══ RECORDS PROVIDED ══

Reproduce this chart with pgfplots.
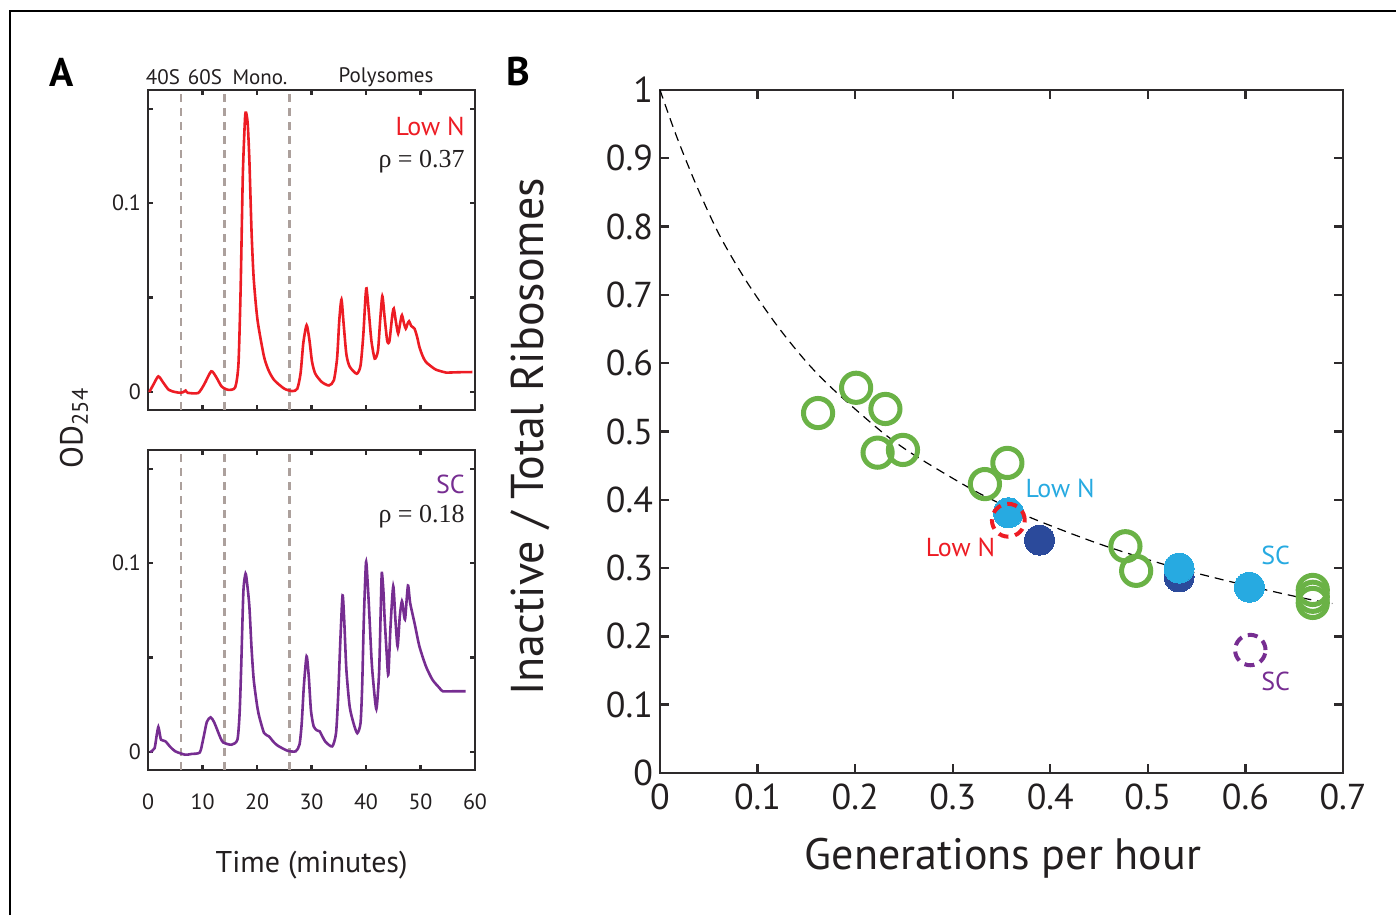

═══
══ RECORDS PROVIDED ══

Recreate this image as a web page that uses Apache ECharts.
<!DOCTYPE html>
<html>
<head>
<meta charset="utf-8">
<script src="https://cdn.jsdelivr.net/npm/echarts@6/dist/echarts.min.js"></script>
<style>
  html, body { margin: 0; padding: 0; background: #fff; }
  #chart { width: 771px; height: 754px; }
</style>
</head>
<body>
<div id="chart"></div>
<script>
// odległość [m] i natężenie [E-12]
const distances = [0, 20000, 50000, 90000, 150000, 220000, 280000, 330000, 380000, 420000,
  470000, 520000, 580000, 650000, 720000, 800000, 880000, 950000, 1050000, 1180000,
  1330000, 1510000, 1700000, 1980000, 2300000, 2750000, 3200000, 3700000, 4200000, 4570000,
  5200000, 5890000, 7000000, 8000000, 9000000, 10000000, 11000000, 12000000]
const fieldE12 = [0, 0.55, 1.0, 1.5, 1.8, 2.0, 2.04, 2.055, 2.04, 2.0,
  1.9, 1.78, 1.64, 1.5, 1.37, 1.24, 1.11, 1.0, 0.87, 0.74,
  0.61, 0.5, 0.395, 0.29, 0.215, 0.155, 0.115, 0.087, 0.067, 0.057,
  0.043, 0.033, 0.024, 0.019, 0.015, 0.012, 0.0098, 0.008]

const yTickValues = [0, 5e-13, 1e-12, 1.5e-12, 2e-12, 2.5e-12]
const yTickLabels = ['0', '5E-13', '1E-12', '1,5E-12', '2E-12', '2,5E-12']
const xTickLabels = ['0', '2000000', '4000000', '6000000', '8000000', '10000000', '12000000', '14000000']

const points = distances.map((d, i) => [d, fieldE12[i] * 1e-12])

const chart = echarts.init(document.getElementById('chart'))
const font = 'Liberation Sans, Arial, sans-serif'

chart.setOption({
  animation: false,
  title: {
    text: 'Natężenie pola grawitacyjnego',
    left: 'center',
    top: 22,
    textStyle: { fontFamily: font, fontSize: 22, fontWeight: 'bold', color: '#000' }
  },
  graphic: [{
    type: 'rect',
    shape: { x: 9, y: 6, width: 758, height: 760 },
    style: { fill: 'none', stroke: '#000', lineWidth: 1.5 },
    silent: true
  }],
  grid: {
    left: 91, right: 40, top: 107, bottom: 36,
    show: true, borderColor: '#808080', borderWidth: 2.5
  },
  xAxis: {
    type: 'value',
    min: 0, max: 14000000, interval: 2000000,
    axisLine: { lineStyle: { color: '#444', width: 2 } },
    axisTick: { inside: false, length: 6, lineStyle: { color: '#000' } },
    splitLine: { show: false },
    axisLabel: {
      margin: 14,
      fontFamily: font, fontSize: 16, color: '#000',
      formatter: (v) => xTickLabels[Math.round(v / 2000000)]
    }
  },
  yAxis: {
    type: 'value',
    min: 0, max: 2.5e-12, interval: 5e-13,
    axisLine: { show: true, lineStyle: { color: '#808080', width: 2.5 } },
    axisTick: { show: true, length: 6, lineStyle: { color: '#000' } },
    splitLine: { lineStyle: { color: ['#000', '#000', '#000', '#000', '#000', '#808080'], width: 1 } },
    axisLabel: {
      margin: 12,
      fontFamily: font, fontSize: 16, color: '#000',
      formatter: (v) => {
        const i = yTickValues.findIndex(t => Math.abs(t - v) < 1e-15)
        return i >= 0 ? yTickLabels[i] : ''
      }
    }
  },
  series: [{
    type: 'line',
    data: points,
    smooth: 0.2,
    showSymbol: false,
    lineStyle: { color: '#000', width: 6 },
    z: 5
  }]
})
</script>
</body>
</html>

═══

— EXERCISE —
In the records above, locate the lines holding the word "this". Copy each of them.

— REPLY TO THE EXERCISE —
Reproduce this chart with pgfplots.
Recreate this image as a web page that uses Apache ECharts.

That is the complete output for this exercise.